** Set problem **
Copy out each line that has "chart" in it.

** Available data **

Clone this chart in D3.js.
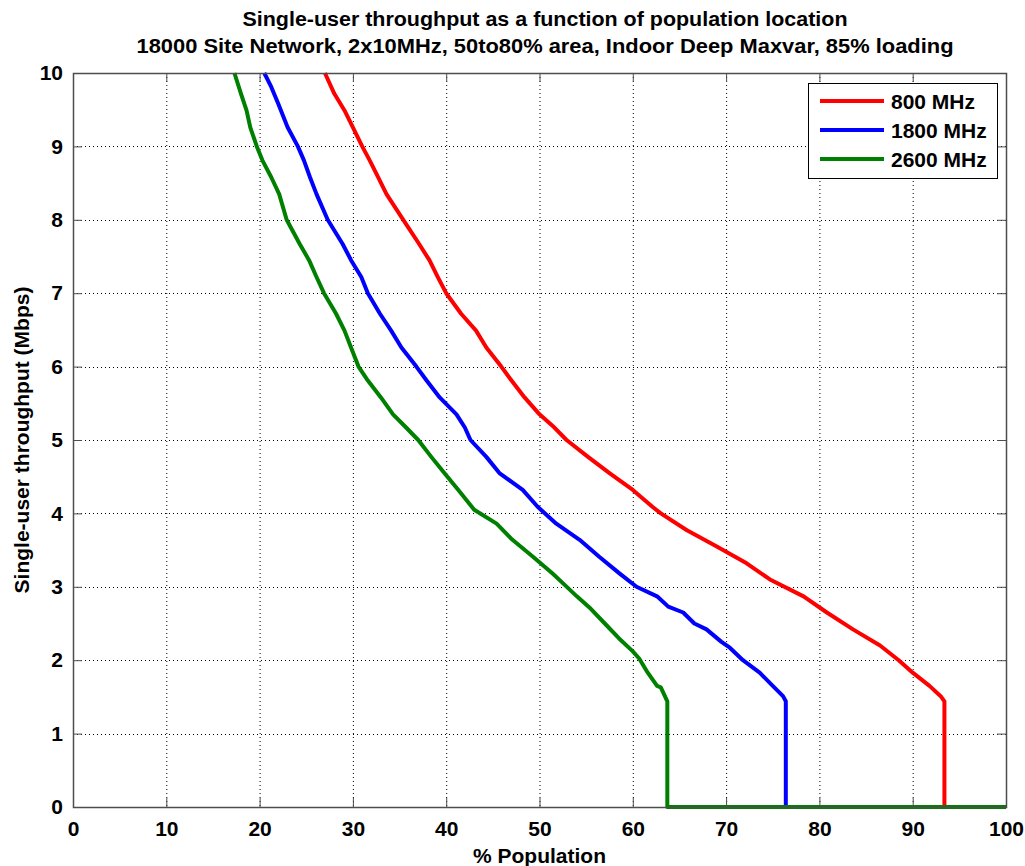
<!DOCTYPE html>
<html lang="en">
<head>
<meta charset="UTF-8">
<title>Single-user throughput</title>
<style>
  body { margin: 0; background: #fff; }
  svg text { font-family: "Liberation Sans", Arial, sans-serif; font-weight: bold; fill: #000; }
</style>
</head>
<body>
<div id="chart"></div>
<script src="https://d3js.org/d3.v7.min.js"></script>
<script>
// % population vs single-user throughput (Mbps)
var series = ["800 MHz", "1800 MHz", "2600 MHz"];
var colors = ["#ff0000", "#0000ff", "#008000"];

var pts800 = [[27.0,10],[28.0,9.72],[29.1,9.49],[30.0,9.26],[31.0,9.0],[31.8,8.81],[32.7,8.58],[33.6,8.35],
  [35.4,8.0],[37.1,7.67],[38.2,7.45],[39.1,7.22],[40.0,7.0],[41.6,6.72],[43.2,6.49],[44.3,6.26],[45.9,6.0],
  [47.0,5.81],[48.4,5.58],[50.0,5.35],[51.6,5.17],[52.9,5.0],[55.2,4.77],[57.5,4.55],[60.0,4.32],[62.1,4.09],
  [63.0,4.0],[65.8,3.77],[69.0,3.55],[72.2,3.32],[74.7,3.10],[78.3,2.87],[80.8,2.65],[83.6,2.42],[86.5,2.2],
  [88.5,2.0],[90.0,1.83],[91.8,1.65],[93.0,1.51],[93.4,1.44],[93.4,0],[100,0]];

var pts1800 = [[20.5,10],[21.25,9.81],[22.0,9.58],[23.0,9.26],[24.1,9.0],[24.75,8.81],[25.4,8.58],[26.1,8.35],
  [27.3,8.0],[28.9,7.67],[29.8,7.45],[30.9,7.22],[31.6,7.0],[32.9,6.72],[34.1,6.49],[35.2,6.26],[36.8,6.0],
  [37.9,5.81],[39.3,5.58],[41.1,5.35],[42.0,5.17],[42.6,5.0],[44.3,4.77],[45.7,4.55],[48.2,4.32],[49.8,4.09],
  [51.8,3.86],[54.3,3.64],[56.4,3.41],[58.6,3.18],[60.4,3.0],[62.6,2.87],[63.8,2.73],[65.4,2.65],[66.6,2.5],
  [67.9,2.42],[69.5,2.25],[70.4,2.17],[71.8,2.0],[73.6,1.83],[75.0,1.65],[76.1,1.51],[76.4,1.44],[76.4,0],[100,0]];

var pts2600 = [[17.3,10],[18.0,9.72],[18.6,9.49],[19.0,9.26],[19.7,9.0],[20.3,8.81],[21.25,8.58],[22.1,8.35],
  [22.9,8.0],[24.3,7.67],[25.3,7.45],[26.1,7.22],[26.9,7.0],[28.2,6.72],[29.1,6.49],[29.8,6.26],[30.6,6.0],
  [31.6,5.81],[33.0,5.58],[34.3,5.35],[35.7,5.17],[37.0,5.0],[38.4,4.77],[39.8,4.55],[41.3,4.32],[43.0,4.05],
  [45.4,3.86],[47.1,3.64],[49.3,3.41],[51.4,3.18],[52.5,3.05],[54.0,2.87],[55.5,2.7],[57.0,2.5],[58.5,2.3],
  [60.0,2.12],[60.7,2.02],[61.6,1.83],[62.6,1.65],[63.0,1.63],[63.7,1.44],[63.7,0],[100,0]];

var xTicks = [0, 10, 20, 30, 40, 50, 60, 70, 80, 90, 100];
var yTicks = [0, 1, 2, 3, 4, 5, 6, 7, 8, 9, 10];

var allPts = [pts800, pts1800, pts2600];

var W = 1025, H = 866;
var margin = { top: 73, right: 19, bottom: 59, left: 73 };
var width = W - margin.left - margin.right,
    height = H - margin.top - margin.bottom;

var svg = d3.select("#chart").append("svg")
    .attr("width", W).attr("height", H);

var g = svg.append("g")
    .attr("transform", "translate(" + margin.left + "," + margin.top + ")");

var x = d3.scaleLinear().domain([0, 100]).range([0, width]);
var y = d3.scaleLinear().domain([0, 10]).range([height, 0]);

// dotted grid
g.append("g").selectAll("line")
    .data(xTicks.slice(1, -1))
    .enter().append("line")
    .attr("x1", function (d) { return x(d) + 0.5; })
    .attr("x2", function (d) { return x(d) + 0.5; })
    .attr("y1", 0).attr("y2", height)
    .attr("stroke", "#000").attr("stroke-width", 1)
    .attr("stroke-dasharray", "1,3");

g.append("g").selectAll("line")
    .data(yTicks.slice(1, -1))
    .enter().append("line")
    .attr("y1", function (d) { return Math.round(y(d)) + 0.5; })
    .attr("y2", function (d) { return Math.round(y(d)) + 0.5; })
    .attr("x1", 0).attr("x2", width)
    .attr("stroke", "#000").attr("stroke-width", 1)
    .attr("stroke-dasharray", "1,3");

// curves
var line = d3.line()
    .x(function (d) { return x(d[0]); })
    .y(function (d) { return y(d[1]); });

g.selectAll("path.curve")
    .data(allPts)
    .enter().append("path")
    .attr("class", "curve")
    .attr("d", line)
    .attr("fill", "none")
    .attr("stroke", function (d, i) { return colors[i]; })
    .attr("stroke-width", 4)
    .attr("stroke-linejoin", "round");

// axes with inward ticks, box style
var axisColor = "#4d4d4d";
function styleAxis(sel) {
    sel.select(".domain").remove();
    sel.selectAll(".tick line").attr("stroke", axisColor).attr("stroke-width", 1);
    sel.selectAll(".tick text").style("font-size", "21px").attr("fill", "#000");
}

g.append("g")
    .attr("transform", "translate(0," + height + ")")
    .call(d3.axisBottom(x).tickValues(xTicks).tickSizeInner(-9).tickSizeOuter(0).tickPadding(14))
    .call(styleAxis);

g.append("g")
    .call(d3.axisTop(x).tickValues(xTicks).tickSizeInner(-9).tickSizeOuter(0).tickFormat(""))
    .call(styleAxis);

g.append("g")
    .call(d3.axisLeft(y).tickValues(yTicks).tickSizeInner(-9).tickSizeOuter(0).tickPadding(10))
    .call(styleAxis);

g.append("g")
    .attr("transform", "translate(" + width + ",0)")
    .call(d3.axisRight(y).tickValues(yTicks).tickSizeInner(-9).tickSizeOuter(0).tickFormat(""))
    .call(styleAxis);

g.append("rect")
    .attr("x", 0.5).attr("y", 0.5)
    .attr("width", width).attr("height", height)
    .attr("fill", "none").attr("stroke", axisColor).attr("stroke-width", 1.5);

// titles
svg.append("text")
    .attr("x", 545).attr("y", 26)
    .attr("text-anchor", "middle")
    .attr("textLength", 605).attr("lengthAdjust", "spacingAndGlyphs")
    .style("font-size", "20px")
    .text("Single-user throughput as a function of population location");
svg.append("text")
    .attr("x", 545).attr("y", 53)
    .attr("text-anchor", "middle")
    .attr("textLength", 817).attr("lengthAdjust", "spacingAndGlyphs")
    .style("font-size", "20px")
    .text("18000 Site Network, 2x10MHz, 50to80% area, Indoor Deep Maxvar, 85% loading");

svg.append("text")
    .attr("x", margin.left + width / 2).attr("y", 863)
    .attr("text-anchor", "middle")
    .style("font-size", "21px")
    .text("% Population");

svg.append("text")
    .attr("transform", "translate(29," + (margin.top + height / 2) + ") rotate(-90)")
    .attr("text-anchor", "middle")
    .style("font-size", "21px")
    .text("Single-user throughput (Mbps)");

// legend
var legend = svg.append("g").attr("transform", "translate(808,83)");
legend.append("rect")
    .attr("x", 0.5).attr("y", 0.5)
    .attr("width", 189).attr("height", 95)
    .attr("fill", "#fff").attr("stroke", "#000").attr("stroke-width", 1);

var item = legend.selectAll("g.item")
    .data(series)
    .enter().append("g")
    .attr("class", "item")
    .attr("transform", function (d, i) { return "translate(0," + (18 + i * 29) + ")"; });

item.append("line")
    .attr("x1", 12).attr("x2", 76)
    .attr("stroke", function (d, i) { return colors[i]; })
    .attr("stroke-width", 4);

item.append("text")
    .attr("x", 83).attr("y", 7.5)
    .style("font-size", "21px")
    .text(function (d) { return d; });
</script>
</body>
</html>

** Output **
Clone this chart in D3.js.
<div id="chart"></div>
var svg = d3.select("#chart").append("svg")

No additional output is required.